Gastronomía y gastrónomos
Hubo un tiempo no demasiado lejano en que cualquiera se disfrazaba de gastrónomo, y, lo que resultaba mucho peor, ejercía como tal a las primeras de cambio delante de cualquiera. Resultaba una pesadez. La pedantería, que por lo común estaba reservada a otros ámbitos de la cultura, invadió las mesas, las sobremesas, las revistas, las televisiones, el discurso de los ciudadanos. Uno no podía comprar una lata de sardinas sin que lo aleccionaran sobre el pedigrí de aquellos pescados en conserva. La cursilería retórica –una mezcla de cháchara del siglo XIX y delirios de vanguardia- se adueñó de las cartas de los restaurantes, y no hubo cosa que no viniese sobre lecho de verduritas caramelizadas, o de frutitas del bosque criogenizadas (nunca me he explicado el gusto de los cocineros por los diminutivos, que son a la gramática lo que el chicle a la buena comida: una suprema memez).
Fue el sarampión culinario de los nuevos ricos. España ha cambiado más (al menos en su superficie, en chapa y pintura) durante los últimos cincuenta años que en los cuatro siglos precedentes, desde Lepanto poco más o menos. Hemos pasado del potaje a manos llenas y la olla podrida del Quijote a la ceniza de aceitunas sobre una caseína de hierbas aromáticas y helado. Casi sin transición, y eso lo superan muy pocos países, muy pocos ciudadanos del mundo. Para digerir algo semejante hace falta tener un estómago histórico de hierro, unos jugos gástricos sociológicamente sulfúricos.
Tengo la impresión de que aquellas fiebres han remitido, y ya no tropezamos con un gourmet en cada zaguán de la Gran Vía (de cualquier Gran Vía, en cualquier ciudad). Ahora, los gastrónomos son quienes son, quienes deben ser, los auténticos, los profesionales, los que han sobrevivido gracias a su criterio, a su trabajo, a su valentía al enjuiciar las cosas.

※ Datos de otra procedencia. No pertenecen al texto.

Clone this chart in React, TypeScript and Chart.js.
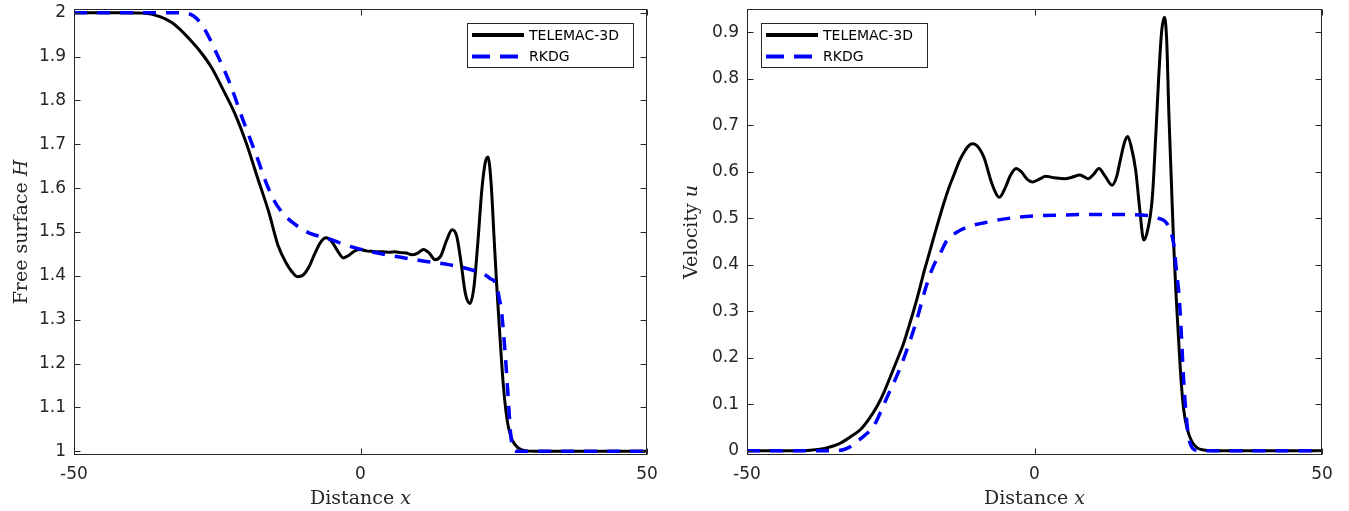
import React, { useEffect, useRef } from "react";
import { Chart, registerables } from "chart.js";

Chart.register(...registerables);

// ---------- data ----------
const xTicks = [-50, 0, 50];
const hTicks = [1, 1.1, 1.2, 1.3, 1.4, 1.5, 1.6, 1.7, 1.8, 1.9, 2];
const uTicks = [0, 0.1, 0.2, 0.3, 0.4, 0.5, 0.6, 0.7, 0.8, 0.9];

const seriesNames = ["TELEMAC-3D", "RKDG"];

const telemacHx = [
  -50, -42, -38, -35, -33, -31.5, -30, -28, -26, -24, -22, -20, -18, -16, -14.4, -13, -12, -11, -10, -9,
  -8, -7, -6, -5, -4, -3, -2, -1, 0, 1, 2, 3, 4, 5, 6, 7, 8, 9, 10, 11, 12, 13, 14, 15, 16, 16.8, 17.5,
  18.3, 19.1, 19.8, 20.5, 21.2, 21.8, 22.25, 22.8, 23.3, 23.75, 24.3, 24.9, 25.4, 25.8, 26.5, 27.5, 29, 31, 50,
];
const telemacH = [
  2.0, 2.0, 1.999, 1.991, 1.978, 1.962, 1.942, 1.912, 1.875, 1.825, 1.772, 1.705, 1.625, 1.545, 1.47, 1.43,
  1.41, 1.398, 1.402, 1.42, 1.45, 1.476, 1.487, 1.478, 1.457, 1.441, 1.447, 1.457, 1.46, 1.457, 1.456, 1.455,
  1.455, 1.454, 1.455, 1.453, 1.452, 1.448, 1.452, 1.46, 1.452, 1.437, 1.445, 1.48, 1.505, 1.49, 1.435, 1.36,
  1.337, 1.375, 1.48, 1.6, 1.66, 1.671, 1.61, 1.49, 1.383, 1.269, 1.155, 1.09, 1.056, 1.025, 1.008, 1.001, 1.0,
  1.0,
];

const rkdgHx = [
  -50, -32, -30.5, -29.2, -28, -26.8, -25.1, -22.8, -20.5, -18.1, -16.4, -15, -14, -13, -11.7, -10, -8.8, -6,
  -4.75, -3, -0.1, 3, 6.3, 10.4, 15.6, 20.3, 22, 22.6, 23.2, 23.75, 24.2, 24.6, 25.2, 25.8, 26.2, 26.6, 27.2, 50,
];
const rkdgH = [
  2.0, 2.0, 1.999, 1.993, 1.978, 1.953, 1.907, 1.839, 1.755, 1.672, 1.61, 1.57, 1.55, 1.535, 1.52, 1.505, 1.497,
  1.486, 1.481, 1.472, 1.461, 1.452, 1.444, 1.435, 1.425, 1.41, 1.4, 1.394, 1.39, 1.378, 1.35, 1.32, 1.231, 1.117,
  1.04, 1.008, 1.0, 1.0,
];

const telemacUx = [
  -50, -42, -39, -36.5, -35, -33.8, -32, -30.3, -28.8, -27.4, -26.2, -25.07, -23.9, -22.76, -21.9, -21.0, -20.1,
  -19.3, -18.4, -17.5, -16.6, -15.8, -14.9, -14.05, -13, -12.3, -11.5, -10.9, -10, -8.8, -7.4, -6.1, -5, -4.2,
  -3.2, -2.3, -1.2, -0.3, 1, 1.9, 3.5, 5.3, 6.5, 7.9, 9.3, 10.3, 11.2, 12.3, 13.5, 14.3, 14.9, 15.7, 16.2, 16.8,
  17.6, 18.3, 19.0, 19.6, 20.5, 21.1, 21.6, 22.1, 22.6, 23.0, 23.35, 23.8, 24.2, 24.6, 25.1, 25.5, 25.96, 26.6,
  27.4, 28.3, 29.4, 31, 50,
];
const telemacU = [
  0, 0, 0.001, 0.005, 0.01, 0.016, 0.03, 0.045, 0.068, 0.095, 0.125, 0.159, 0.195, 0.231, 0.265, 0.302, 0.342,
  0.381, 0.42, 0.46, 0.498, 0.531, 0.565, 0.592, 0.625, 0.641, 0.655, 0.66, 0.656, 0.631, 0.574, 0.545, 0.568,
  0.592, 0.607, 0.6, 0.583, 0.578, 0.585, 0.59, 0.587, 0.585, 0.588, 0.593, 0.585, 0.595, 0.607, 0.59, 0.571,
  0.59, 0.624, 0.665, 0.676, 0.655, 0.603, 0.52, 0.453, 0.47, 0.546, 0.68, 0.803, 0.9, 0.932, 0.88, 0.732, 0.58,
  0.445, 0.34, 0.231, 0.15, 0.087, 0.045, 0.019, 0.006, 0.0015, 0, 0,
];

const rkdgUx = [
  -50, -34.3, -33, -31.8, -30.9, -29.5, -28, -26.8, -25.6, -24.4, -23.3, -22.4, -21.6, -20.7, -19.85, -19, -18.1,
  -17.2, -16.4, -15.2, -13.5, -11.7, -10, -8, -6, -3, 0, 5, 10, 15, 19.6, 21.5, 22.8, 23.6, 24.2, 24.8, 25.1,
  25.5, 25.9, 26.3, 26.8, 27.5, 28.6, 50,
];
const rkdgU = [
  0, 0, 0.003, 0.01, 0.019, 0.033, 0.052, 0.082, 0.116, 0.148, 0.18, 0.21, 0.238, 0.272, 0.309, 0.347, 0.381,
  0.407, 0.424, 0.453, 0.47, 0.481, 0.487, 0.492, 0.497, 0.502, 0.505, 0.507, 0.508, 0.508, 0.506, 0.5, 0.492,
  0.474, 0.445, 0.374, 0.34, 0.26, 0.16, 0.087, 0.03, 0.005, 0, 0,
];

// ---------- styling ----------
const AXIS_COLOR = "#262626";
const TICK_FONT = { family: "'DejaVu Sans'", size: 17 };
const TITLE_SIZE = 19;
const LEGEND_FONT = "14px 'DejaVu Sans'";

type Part = { text: string; italic?: boolean };

type PanelSpec = {
  left: number;
  width: number;
  padRight: number;
  yAxisWidth: number;
  yMin: number;
  yMax: number;
  yTicks: number[];
  series: { x: number[]; y: number[] }[];
  xTitle: Part[];
  yTitle: Part[];
  yTitleGap: number;
  legendAnchor: "right" | "left";
};

const zip = (xs: number[], ys: number[]) => xs.map((x, i) => ({ x, y: ys[i] }));
const fmt = (v: number) => String(Math.round(v * 10) / 10);

function drawParts(ctx: CanvasRenderingContext2D, parts: Part[], cx: number, baseline: number) {
  const fontOf = (p: Part) => `${p.italic ? "italic " : ""}${TITLE_SIZE}px 'DejaVu Serif'`;
  let total = 0;
  const widths = parts.map((p) => {
    ctx.font = fontOf(p);
    const w = ctx.measureText(p.text).width;
    total += w;
    return w;
  });
  let x = cx - total / 2;
  ctx.textAlign = "left";
  ctx.textBaseline = "alphabetic";
  parts.forEach((p, i) => {
    ctx.font = fontOf(p);
    ctx.fillText(p.text, x, baseline);
    x += widths[i];
  });
}

function makeDecorPlugin(spec: PanelSpec) {
  return {
    id: "decor",
    afterDraw(chart: any) {
      const { ctx, chartArea: a, scales } = chart;
      const L = Math.round(a.left) + 0.5;
      const R = Math.round(a.right) - 0.5;
      const T = Math.round(a.top) + 0.5;
      const B = Math.round(a.bottom) - 0.5;
      ctx.save();
      ctx.strokeStyle = AXIS_COLOR;
      ctx.lineWidth = 1;
      ctx.setLineDash([]);
      ctx.strokeRect(L, T, R - L, B - T);
      const tl = 6;
      ctx.beginPath();
      spec.yTicks.forEach((v) => {
        const py = Math.round(scales.y.getPixelForValue(v)) + 0.5;
        ctx.moveTo(L, py);
        ctx.lineTo(L + tl, py);
        ctx.moveTo(R, py);
        ctx.lineTo(R - tl, py);
      });
      xTicks.forEach((v) => {
        const px = Math.round(scales.x.getPixelForValue(v)) + 0.5;
        ctx.moveTo(px, B);
        ctx.lineTo(px, B - tl);
        ctx.moveTo(px, T);
        ctx.lineTo(px, T + tl);
      });
      ctx.stroke();

      // axis titles
      ctx.fillStyle = AXIS_COLOR;
      drawParts(ctx, spec.xTitle, (a.left + a.right) / 2, a.bottom + 49);
      ctx.save();
      ctx.translate(a.left - spec.yTitleGap, (a.top + a.bottom) / 2);
      ctx.rotate(-Math.PI / 2);
      drawParts(ctx, spec.yTitle, 0, 0);
      ctx.restore();

      // legend
      const bw = 167;
      const bh = 45;
      const bx = spec.legendAnchor === "right" ? Math.round(a.right) - 13 - bw : Math.round(a.left) + 14;
      const by = Math.round(a.top) + 14;
      ctx.fillStyle = "#ffffff";
      ctx.fillRect(bx, by, bw, bh);
      ctx.strokeStyle = AXIS_COLOR;
      ctx.lineWidth = 1;
      ctx.strokeRect(bx + 0.5, by + 0.5, bw - 1, bh - 1);
      const rows = [by + 12, by + 33.5];
      chart.data.datasets.forEach((ds: any, i: number) => {
        const ry = rows[i];
        ctx.save();
        ctx.strokeStyle = ds.borderColor;
        ctx.lineWidth = 4;
        ctx.setLineDash(ds.borderDash ? [18, 10] : []);
        ctx.beginPath();
        ctx.moveTo(bx + 5, ry);
        ctx.lineTo(bx + 57, ry);
        ctx.stroke();
        ctx.restore();
        ctx.fillStyle = "#000000";
        ctx.font = LEGEND_FONT;
        ctx.textAlign = "left";
        ctx.textBaseline = "middle";
        ctx.fillText(ds.label, bx + 62, ry + 1);
      });
      ctx.restore();
    },
  };
}

function buildConfig(spec: PanelSpec): any {
  const [black, blue] = spec.series;
  return {
    type: "line",
    data: {
      datasets: [
        {
          label: seriesNames[0],
          data: zip(black.x, black.y),
          borderColor: "#000000",
          borderWidth: 3,
          pointRadius: 0,
          fill: false,
          cubicInterpolationMode: "monotone",
          order: 2,
        },
        {
          label: seriesNames[1],
          data: zip(blue.x, blue.y),
          borderColor: "#0000ff",
          borderWidth: 3.5,
          borderDash: [13, 10],
          pointRadius: 0,
          fill: false,
          cubicInterpolationMode: "monotone",
          order: 1,
        },
      ],
    },
    options: {
      animation: false,
      responsive: false,
      events: [],
      layout: { padding: { left: 0, top: 9, right: spec.padRight, bottom: 0 } },
      plugins: { legend: { display: false }, tooltip: { enabled: false }, title: { display: false } },
      scales: {
        x: {
          type: "linear",
          min: -50,
          max: 50,
          grid: { display: false, drawTicks: false },
          border: { display: false },
          ticks: { font: TICK_FONT, color: AXIS_COLOR, padding: 9, maxRotation: 0, autoSkip: false },
          afterBuildTicks: (s: any) => {
            s.ticks = xTicks.map((v) => ({ value: v }));
          },
          afterFit: (s: any) => {
            s.height = 56;
            s.paddingLeft = 0;
            s.paddingRight = 0;
          },
        },
        y: {
          type: "linear",
          min: spec.yMin,
          max: spec.yMax,
          grid: { display: false, drawTicks: false },
          border: { display: false },
          ticks: {
            font: TICK_FONT,
            color: AXIS_COLOR,
            padding: 8,
            autoSkip: false,
            callback: (v: any) => fmt(Number(v)),
          },
          afterBuildTicks: (s: any) => {
            s.ticks = spec.yTicks.map((v) => ({ value: v }));
          },
          afterFit: (s: any) => {
            s.width = spec.yAxisWidth;
            s.paddingTop = 0;
            s.paddingBottom = 0;
          },
        },
      },
    },
    plugins: [makeDecorPlugin(spec)],
  };
}

const panels: PanelSpec[] = [
  {
    left: 0,
    width: 674,
    padRight: 27,
    yAxisWidth: 74,
    yMin: 0.9916,
    yMax: 2.0084,
    yTicks: hTicks,
    series: [
      { x: telemacHx, y: telemacH },
      { x: rkdgHx, y: rkdgH },
    ],
    xTitle: [{ text: "Distance " }, { text: "x", italic: true }],
    yTitle: [{ text: "Free surface " }, { text: "H", italic: true }],
    yTitleGap: 47,
    legendAnchor: "right",
  },
  {
    left: 674,
    width: 675,
    padRight: 27,
    yAxisWidth: 73,
    yMin: -0.0093,
    yMax: 0.95,
    yTicks: uTicks,
    series: [
      { x: telemacUx, y: telemacU },
      { x: rkdgUx, y: rkdgU },
    ],
    xTitle: [{ text: "Distance " }, { text: "x", italic: true }],
    yTitle: [{ text: "Velocity " }, { text: "u", italic: true }],
    yTitleGap: 50,
    legendAnchor: "left",
  },
];

function Panel({ spec }: { spec: PanelSpec }) {
  const ref = useRef<HTMLCanvasElement | null>(null);
  useEffect(() => {
    if (!ref.current) return;
    const chart = new Chart(ref.current, buildConfig(spec));
    return () => chart.destroy();
  }, [spec]);
  return (
    <canvas
      ref={ref}
      width={spec.width}
      height={511}
      style={{ position: "absolute", left: spec.left, top: 0, width: spec.width, height: 511, display: "block" }}
    />
  );
}

export default function App() {
  return (
    <div style={{ position: "absolute", left: 0, top: 0, width: 1349, height: 511, background: "#ffffff", overflow: "hidden" }}>
      {panels.map((p, i) => (
        <Panel key={i} spec={p} />
      ))}
    </div>
  );
}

Uno de los maestros del asunto es Rafael García Santos. La guía que edita cada año desde hace muchos, Lo mejor de la gastronomía, es una Biblia laica y sensitiva para amantes del comer y beber, un manual de buen vivir en definitiva, que ha sentado las bases de la crítica rigurosa actual, y cuyo modelo, con admiración confesa o con plagio sangrante, han seguido casi todos los gastrónomos que han venido después.
Ha organizado en Elche y Alicante durante estos días un congreso espléndido, plagado de grandes cocineros, repleto de actividades (concursos, talleres, debates, homenajes, cuchipandas), y abarrotado de público. Estuvimos comiendo con Martín Berasategui, el gran cocinero guipuzcoano, en un local de Elche, probando algunas de las tapas que se presentaban al Premio que concede el congreso. Rafael y Martín son dos viejos amigos capaces de comunicarse telepáticamente. A uno, que no siempre tiene la ocasión de comer con autoridades culinarias, le encantó hacerlo con ellos, para ratificar que los mejores son siempre los más naturales, los más directos, los menos engreídos; para comprobar una vez más que de comida se puede hablar –se debe hacerlo- con sencillez y conocimiento, con el gusto propio y con la inteligencia.
Ahora bien, no le envidio a Rafael su profesión. En vista de lo visto, estoy seguro de que para ser un buen crítico gastronómico uno debe hacer acopio de toneladas de estoicismo y control sobre la propia sensibilidad, porque el placer por sistema sólo lo pueden soportar los espíritus más fuertes.